168人(ひろば)委員会で公民一体の協働
 他のメンバーは福祉サービス利用者のほか社会福祉事業者、ボランティア、民生委員、町内会、NPOなど各種団体や市職員など多彩。いずれも組織の代表としてではなく個人として参加する公民一体・協働の「ひろば」だ。
 
高浜市の地域福祉計画づくり
―3つの主体の関係図―
 
 ひろば委員会はテーマごとに2つの第1グループ(大人と子どもは別グループ)から第5グループまで百数十人の応募市民が計6グループに分かれワークショップ活動を実施した。佐藤君は「子どもから大人へのメッセージ」をテーマにした第1グループ(子ども18人)を代表する。ひろば委員会から1か月遅れて発足した計画策定委員会の委員に選ばれた。
 モデル計画は全国7市町のモデル地域の一つとして全国社会福祉協議会の委託を受けて策定した。ひろば委員会の意見を、できる限り職種横断的な行政職員からなる「プロジェクトチーム」が吸収。計画素案をまとめ、それを受けたモデル計画策定委員会が4回の審議を重ねて最終的に決定した。また中間素案を2001年11月に発表。策定委員が一般市民向けの勉強会を開き、市民からの意見を反映するパブリックコメントを実施した。モデル計画の名に恥じぬプロセスである。
 
(*)パブリックコメント・・・
国や自治体が、計画や方針の作成などを行うに当たり、行政が原案を示し、国民・住民・事業者等から広く意見や情報を求め、それらを考慮して最終的な決定を行うというもの。
 
 モデル計画の内容は大きく分けて3章からなる。第1章は地域福祉の「活動ひろば」づくり(「ボランティアひろばセンター」「福祉起業ひろば」の設置、ユニバーサルデザイン商品の開発、福祉教育の推進による「心のバリアフリーひろば」づくりなど)、第2章は地域福祉サポートサービスの開発・利用(地域での「居場所」「働き場」「学び・遊びの場」づくり、子どもと大人のパートナーシップなど)、そして第3章は福祉からのまちづくり(福祉のまちづくり条例の制定、福祉活動法人と行政との連携など)。佐藤君がひろば委員会で提起した子どもの問題は「子どもの権利擁護憲章の策定」として第2章に盛り込まれた。
 
岸上善徳高浜市福祉部長とひろば委員会の中学生委員たち
 
計画の内容よりもつくるまでのプロセスが大事
 地域福祉計画づくりは地域を舞台にしたドラマ。主役は住民である。共演者はNPO、ボランティア、町内会組織など新旧の住民組織である。また高浜市の場合、計画の準備過程の住民活動を「計画活動」と名付け、プロセスを重視している点がこれまでの地域計画から際だっている。「ひろば委員会」は言ってみれば映画の自主上映のための実行委員会のようなものだ。

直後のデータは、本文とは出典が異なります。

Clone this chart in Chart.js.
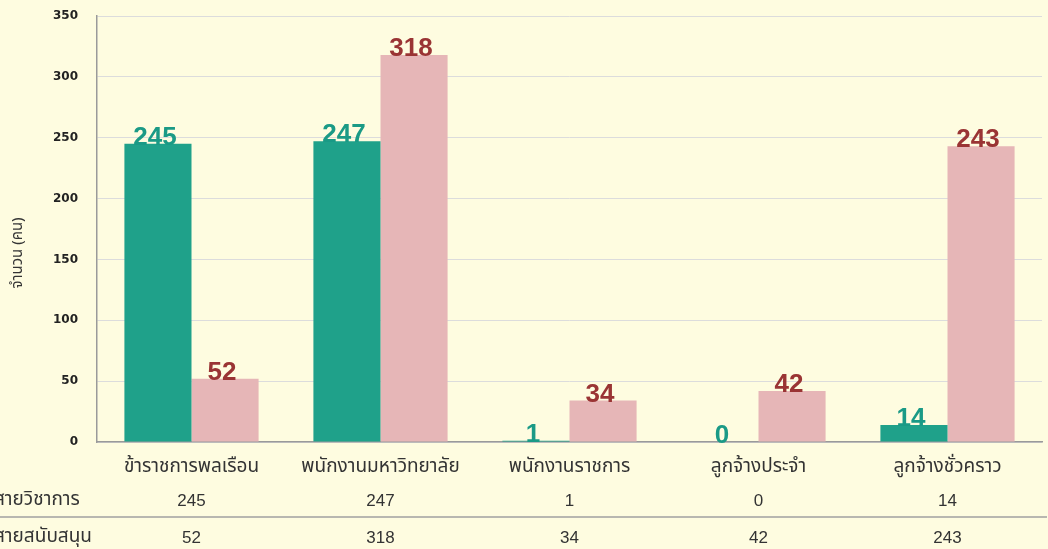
<!DOCTYPE html>
<html>
<head>
<meta charset="utf-8">
<script src="https://cdn.jsdelivr.net/npm/chart.js@4"></script>
<style>
  html, body { margin: 0; padding: 0; background: #FEFCE0; }
  #wrap { width: 1048px; height: 549px; }
</style>
</head>
<body>
<div id="wrap"><canvas id="staffChart"></canvas></div>
<script>
// categories and values
const categories = ['ข้าราชการพลเรือน', 'พนักงานมหาวิทยาลัย', 'พนักงานราชการ', 'ลูกจ้างประจำ', 'ลูกจ้างชั่วคราว'];
const seriesNames = ['สายวิชาการ', 'สายสนับสนุน'];
const academic = [245, 247, 1, 0, 14];
const support = [52, 318, 34, 42, 243];
const yTicks = [0, 50, 100, 150, 200, 250, 300, 350];

const thaiFont = 'Tahoma, "Noto Sans Thai", "Noto Sans", sans-serif';
const barColors = ['#1FA18A', '#E6B6B7'];
const labelColors = ['#1A9A86', '#9A3434'];

// background, value labels on bars, y title and the data table below
const extrasPlugin = {
    id: 'extras',
    beforeDraw(chart) {
        const ctx = chart.ctx;
        ctx.save();
        ctx.fillStyle = '#FEFCE0';
        ctx.fillRect(0, 0, chart.width, chart.height);
        ctx.restore();
    },
    afterDatasetsDraw(chart) {
        const ctx = chart.ctx;
        ctx.save();
        ctx.font = 'bold 26px "Liberation Sans", Arial, sans-serif';
        ctx.textAlign = 'center';
        ctx.textBaseline = 'alphabetic';
        chart.data.datasets.forEach((ds, i) => {
            chart.getDatasetMeta(i).data.forEach((bar, j) => {
                ctx.fillStyle = labelColors[i];
                ctx.fillText(ds.data[j], bar.x - 3, bar.y + 1);
            });
        });
        ctx.restore();
    },
    afterDraw(chart) {
        const ctx = chart.ctx;
        const x = chart.scales.x;
        ctx.save();
        // y axis title
        ctx.translate(19, 253);
        ctx.rotate(-Math.PI / 2);
        ctx.fillStyle = '#333';
        ctx.font = '15px ' + thaiFont;
        ctx.textAlign = 'center';
        ctx.textBaseline = 'middle';
        ctx.fillText('จำนวน (คน)', 0, 0);
        ctx.restore();

        // data table
        ctx.save();
        ctx.fillStyle = '#333';
        ctx.textBaseline = 'middle';
        const rows = [academic, support];
        const rowY = [501, 538];
        rows.forEach((vals, r) => {
            ctx.font = '19px ' + thaiFont;
            ctx.textAlign = 'left';
            ctx.fillText(seriesNames[r], -6, rowY[r]);
            ctx.font = '17px "Liberation Sans", Arial, sans-serif';
            ctx.textAlign = 'center';
            vals.forEach((v, j) => {
                ctx.fillText(String(v), x.getPixelForValue(j), rowY[r]);
            });
        });
        ctx.strokeStyle = '#A0A0A0';
        ctx.lineWidth = 1.5;
        ctx.beginPath();
        ctx.moveTo(0, 517);
        ctx.lineTo(1047, 517);
        ctx.stroke();
        ctx.restore();
    }
};

new Chart(document.getElementById('staffChart'), {
    type: 'bar',
    data: {
        labels: categories,
        datasets: [
            { label: seriesNames[0], data: academic, backgroundColor: barColors[0] },
            { label: seriesNames[1], data: support, backgroundColor: barColors[1] }
        ]
    },
    options: {
        responsive: true,
        maintainAspectRatio: false,
        animation: false,
        layout: { autoPadding: false, padding: { left: 0, top: 16, right: 6, bottom: 0 } },
        datasets: { bar: { categoryPercentage: 0.71, barPercentage: 1.0 } },
        plugins: {
            legend: { display: false },
            tooltip: { enabled: false }
        },
        scales: {
            x: {
                grid: { display: false },
                border: { display: true, color: '#9A9A9A', width: 1.5 },
                ticks: { color: '#333', font: { family: thaiFont, size: 19 }, padding: 7, maxRotation: 0 },
                afterFit: s => { s.height = 107; }
            },
            y: {
                min: 0,
                max: 350,
                afterBuildTicks: s => { s.ticks = yTicks.map(v => ({ value: v })); },
                // invisible tick marks push the labels left without adding top padding
                grid: { color: '#DCDCDC', drawTicks: true, tickLength: 16, tickColor: 'rgba(0,0,0,0)' },
                border: { display: true, color: '#9A9A9A', width: 1.5 },
                ticks: { color: '#222', font: { family: '"DejaVu Sans", Verdana, sans-serif', size: 12, weight: 'bold' }, padding: 3 },
                afterFit: s => { s.width = 97; }
            }
        }
    },
    plugins: [extrasPlugin]
});
</script>
</body>
</html>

 ひろば委員会は単に話し合うだけの委員会ではなく地域に出て学習するワークショップ。そのテーマは(1)子どもの権利(2)福祉サービス利用者と福祉サービス事業者(3)住民活動(ボランティア・NPO)(4)行政と社協の役割(5)居場所づくりと支えあいのこころ―の5つである。
 いずれも地域福祉計画に盛り込むべき「生活課題」を「年齢、性別、障害など人々が持つさまざまな特性や違いを超え、一個人として参加し、一緒になって」(モデル計画報告書)勉強した。たとえば市内での車イス体験による福祉マップづくり、他都市のボランティアセンター視察、お年寄り、障害者、子どもたちにとって居心地のいい場所、つまり「居場所」の調査などである。モデル計画は、このように、足でまとめた提言・報告を盛り込んでいる。